- [DO THIS] Take the lines from the beginning of the material through the line containing "import plotly.graph_objects as go" and retype them exactly, leaving the pictures out.

[Charts and diagrams as code]
_____
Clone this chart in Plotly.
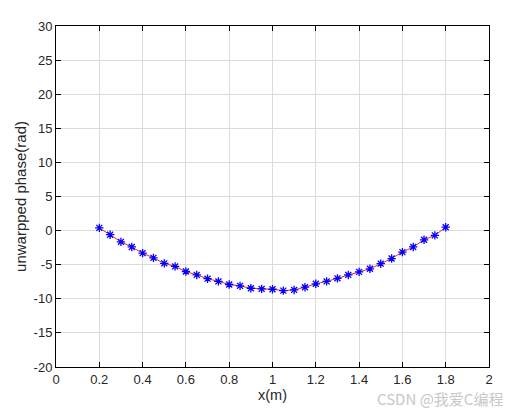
import plotly.graph_objects as go

x_vals = [0.2, 0.25, 0.3, 0.35, 0.4, 0.45, 0.5, 0.55, 0.6, 0.65, 0.7, 0.75, 0.8,
          0.85, 0.9, 0.95, 1.0, 1.05, 1.1, 1.15, 1.2, 1.25, 1.3, 1.35, 1.4, 1.45,
          1.5, 1.55, 1.6, 1.65, 1.7, 1.75, 1.8]
phase_vals = [0.4, -0.6, -1.65, -2.4, -3.3, -4.0, -4.8, -5.25, -6.0, -6.5, -7.05,
              -7.45, -7.9, -8.1, -8.45, -8.55, -8.6, -8.8, -8.7, -8.3, -7.8, -7.45,
              -7.0, -6.5, -6.05, -5.6, -4.85, -4.1, -3.15, -2.4, -1.35, -0.7, 0.5]
x_ticks = [0, 0.2, 0.4, 0.6, 0.8, 1, 1.2, 1.4, 1.6, 1.8, 2]
x_tick_text = ["0", "0.2", "0.4", "0.6", "0.8", "1", "1.2", "1.4", "1.6", "1.8", "2"]
y_ticks = [-20, -15, -10, -5, 0, 5, 10, 15, 20, 25, 30]
y_tick_text = ["-20", "-15", "-10", "-5", "0", "5", "10", "15", "20", "25", "30"]

font_family = "Liberation Sans, Arial, sans-serif"

fig = go.Figure()
fig.add_trace(go.Scatter(
    x=x_vals, y=phase_vals, mode="lines",
    line=dict(color="#ff2020", width=1), showlegend=False, hoverinfo="skip"))
fig.add_trace(go.Scatter(
    x=x_vals, y=phase_vals, mode="markers",
    marker=dict(symbol="asterisk-open", size=7, color="blue",
                line=dict(color="blue", width=1.3)),
    showlegend=False))

axis_common = dict(
    showline=True, linecolor="black", linewidth=1, mirror="allticks",
    ticks="inside", ticklen=5, tickcolor="black",
    showgrid=True, gridcolor="#dcdcdc", gridwidth=1, zeroline=False,
    tickfont=dict(family=font_family, size=13, color="#262626"),
)

fig.update_layout(
    width=521, height=417,
    margin=dict(l=48, r=40, t=18, b=58),
    paper_bgcolor="white", plot_bgcolor="white",
    font=dict(family=font_family, color="#262626"),
    xaxis=dict(range=[0, 2], tickvals=x_ticks, ticktext=x_tick_text,
               title=dict(text="x(m)", font=dict(size=14.5, family=font_family), standoff=4),
               **axis_common),
    yaxis=dict(range=[-20, 30], tickvals=y_ticks, ticktext=y_tick_text,
               title=dict(text="unwarpped phase(rad)", font=dict(size=15, family=font_family), standoff=3),
               **axis_common),
    annotations=[dict(
        text="CSDN @我爱C编程", xref="paper", yref="paper",
        x=1.037, y=-0.091, xanchor="right", yanchor="middle", showarrow=False,
        font=dict(family="Noto Sans CJK SC, Liberation Sans, sans-serif", size=15, color="#c8c8c8"))],
)

fig.write_html("out.html")
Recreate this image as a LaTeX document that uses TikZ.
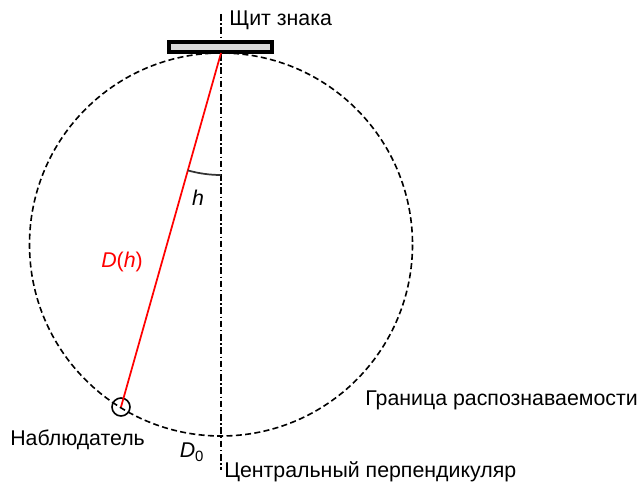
\documentclass[tikz,border=0pt]{standalone}
\usepackage{fontspec}
\setmainfont{Liberation Sans}
\begin{document}
\begin{tikzpicture}[
       x=0.75pt, y=-0.75pt,
       font=\fontsize{16}{18}\selectfont,
       ]
      \useasboundingbox (0,0) rectangle (641,485);

       % zone and axis
       \coordinate (C) at (221,244.5);
       \draw[line width=1.2pt, dash pattern=on 4.5pt off 2.5pt] (C) circle[radius=191.5];
       \draw[line width=1.1pt, dash pattern=on 5pt off 2pt on 1pt off 2pt]
         (221,14) coordinate (top) -- (221,470) coordinate (bot);

       % sign and observer
       \node[draw, line width=3pt, fill=gray!30, minimum width=103*0.75pt,
         minimum height=10*0.75pt, inner sep=0pt] (sign) at (220.5,47.5) {};
       \coordinate (S) at (221,53);
       \node[draw, circle, line width=1.2pt, minimum size=18*0.75pt, inner sep=0pt]
         (obs) at (121,407) {};
       \draw[red, line width=1.3pt] (S) -- (obs.center);
       \draw[black!80, line width=1.3pt] (S) ++(105.8:122) arc[start angle=105.8, end angle=90, radius=122];

       % labels
       \node[right, inner sep=0pt] (lsign) at (229,20) {Щит знака};
       \node[right, inner sep=0pt] (lzone) at (365,400) {Граница распознаваемости};
       \node[right, inner sep=0pt] (lobs) at (10,440) {Наблюдатель};
       \node[right, inner sep=0pt] (laxis) at (224,472) {Центральный перпендикуляр};
       \node[red] (lD) at (122,262) {\textit{D}(\textit{h})};
       \node (lh) at (198,198) {\textit{h}};
       \node (lD0) at (192,452) {\textit{D}\textsubscript{0}};
     \end{tikzpicture}
\end{document}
_____
- [REPLY]
Clone this chart in Plotly.
import plotly.graph_objects as go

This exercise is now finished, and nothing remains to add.